Cities are places of judgment. Cain was a farmer, but the curse he brought upon himself ended that: “If you work the ground, it will never again give you its yield.” So, he had to find some other means of survival. He created a city founded on trade. The city was a place to run from his past and eke out a living.
Cities are places of loneliness. Cain had been “marked” by God, so no one would kill him. But rather than roam the countryside, he settled a city. Surrounded by people, but he was all alone.
Cities are places of lostness. Cain, the city’s founder, had known God, defied God, and left God. Now, in the city, he wandered about with no direction in life.
Cities are places of vanity and sensuality. Cain’s ancestors were named Adah and Zillah. In the Hebrew world, children were often named for deeply held priorities or values. What did these city-dwellers think important enough to name their children? Adah means to adorn in an ostentatious way and Zillah means sensuality and delight.
Cities are places of violence. Cain’s progeny, Lamech, sings what we call, “The Song of the Sword,” in the next few lines. It is essentially Lamech bragging about all the people he’d killed.
That first city mirrors our modern metropolises. Our cities are filled with lost and lonely people, trying to survive a tough economy. They are filled with the most egregious forms of vanity, sexuality, and idolatry of self. It’s no wonder we saw such violence during 2020’s “summer of love.”
At this point, we might ask, “Is there any hope? Is there an answer?” There is!
When Israel was exiled to the ghettos of Babylon, here’s what God told them: “Seek the welfare of the city I have deported you to. Pray to the Lord on its behalf, for when it has prosperity, you will prosper.” (Jer. 29:7) Israel was a witness to Babylon of the goodness of God. When Nineveh seemed beyond hope, God sent a witness named Jonah.
Today God’s gift to the city is the church. A quick glance at a New Testament table of contents shows God’s heart for cities. You’ll see letters to the church in Rome, the church in Corinth, the churches in Philippi and Thessalonica as well as others.
God sent His church to Ephesus, a city known for its idol worship. Corinth was known for drunkenness and perversion. Rome was known for violence. These were places of judgment, loneliness, lostness, vanity, sensuality, and violence.

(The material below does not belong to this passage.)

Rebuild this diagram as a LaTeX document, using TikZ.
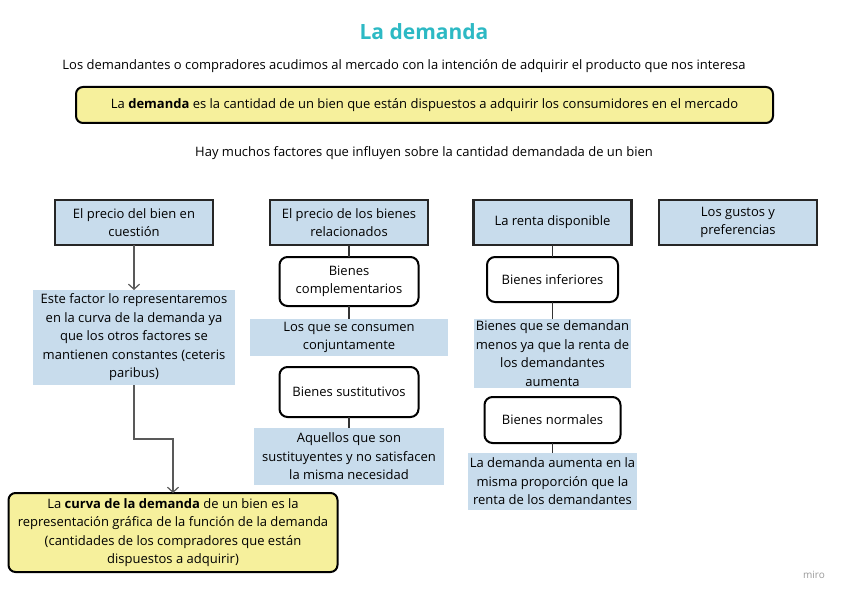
\documentclass[tikz,border=0pt]{standalone}
\usepackage{fontspec}
\setmainfont{Open Sans}
\usetikzlibrary{arrows.meta}

\definecolor{titleteal}{HTML}{2DB9C4}
\definecolor{factorblue}{HTML}{C8DCEC}
\definecolor{defyellow}{HTML}{F6F09C}

\begin{document}
\begin{tikzpicture}[x=1pt, y=-1pt, outer sep=0pt, font=\fontsize{13}{18.5}\selectfont]

\tikzstyle{factor}=[draw=black!85, line width=2.6pt, fill=factorblue, anchor=north, align=center, inner sep=0pt, minimum width=158pt, minimum height=45pt]
\tikzstyle{goods}=[draw=black, line width=2pt, rounded corners=8pt, fill=white, anchor=north, align=center, inner sep=0pt]
\tikzstyle{note}=[fill=factorblue, anchor=north, align=center, inner sep=0pt]
\tikzstyle{defin}=[draw=black, line width=2pt, rounded corners=7pt, fill=defyellow, align=center, inner sep=0pt]
\tikzstyle{link}=[draw=black!80, line width=1.6pt]
\tikzstyle{arrow}=[draw=black!65, line width=1.2pt, -{Straight Barb[length=5pt, width=11pt]}]

\useasboundingbox (0,0) rectangle (848,599);

\node[font=\fontsize{21}{25}\selectfont\bfseries, text=titleteal] (title) at (424,32) {La demanda};
\node (intro) at (404,66) {Los demandantes o compradores acudimos al mercado con la intención de adquirir el producto que nos interesa};
\node[defin, minimum width=697pt, minimum height=36pt] (defn) at (424.5,105) {La \textbf{demanda} es la cantidad de un bien que están dispuestos a adquirir los consumidores en el mercado};
\node (factors) at (424,153) {Hay muchos factores que influyen sobre la cantidad demandada de un bien};

\node[factor] (precio) at (134,200) {El precio del bien en\\cuestión};
\node[factor] (relac) at (349,200) {El precio de los bienes\\relacionados};
\node[factor] (renta) at (552.5,200) {La renta disponible};
\node[factor] (gustos) at (738,200) {Los gustos y\\preferencias};

\node[note, minimum width=202pt, minimum height=95pt] (ceteris) at (134,290) {Este factor lo representaremos\\en la curva de la demanda ya\\que los otros factores se\\mantienen constantes (ceteris\\paribus)};
\node[defin, anchor=north, minimum width=329pt, minimum height=79pt] (curva) at (173,493) {La \textbf{curva de la demanda} de un bien es la\\representación gráfica de la función de la demanda\\(cantidades de los compradores que están\\dispuestos a adquirir)};
\coordinate (bend) at (173,439);

\node[goods, minimum width=139pt, minimum height=49pt] (compl) at (349,257) {Bienes\\complementarios};
\node[note, minimum width=198pt, minimum height=37pt] (conj) at (349,319) {Los que se consumen\\conjuntamente};
\node[goods, minimum width=139pt, minimum height=50pt] (sustit) at (349,367) {Bienes sustitutivos};
\node[note, minimum width=190pt, minimum height=57pt] (aquel) at (349,428) {Aquellos que son\\sustituyentes y no satisfacen\\la misma necesidad};

\node[goods, minimum width=131pt, minimum height=45pt] (infer) at (552.5,257) {Bienes inferiores};
\node[note, minimum width=157pt, minimum height=69pt] (menos) at (552.5,319) {Bienes que se demandan\\menos ya que la renta de\\los demandantes\\aumenta};
\node[goods, minimum width=136pt, minimum height=46pt] (normal) at (552.5,397) {Bienes normales};
\node[note, minimum width=169pt, minimum height=57pt] (aumenta) at (552.5,453) {La demanda aumenta en la\\misma proporción que la\\renta de los demandantes};

\node[text=black!40, font=\fontsize{10}{12}\selectfont] (miro) at (814,575) {miro};

\draw[arrow] (precio.south) -- (ceteris.north);
\draw[arrow] (ceteris.south) |- (bend) -- (curva.north);
\draw[link] (relac.south) -- (compl.north);
\draw[link] (compl.south) -- (conj.north);
\draw[link] (sustit.south) -- (aquel.north);
\draw[link] (renta.south) -- (infer.north);
\draw[link] (infer.south) -- (menos.north);
\draw[link] (normal.south) -- (aumenta.north);

\end{tikzpicture}
\end{document}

But the church was a witness of God’s goodness and brought His grace to the city.
These cities were places God loved, filled with the people God loved. And because of His great love, He’s given the church to these cities, so they might share the good news. The same is true today. So, join the church. Seek the welfare of your city. Pray to the Lord on its behalf. Reach out to your city in serving love and be a witness of the goodness of God.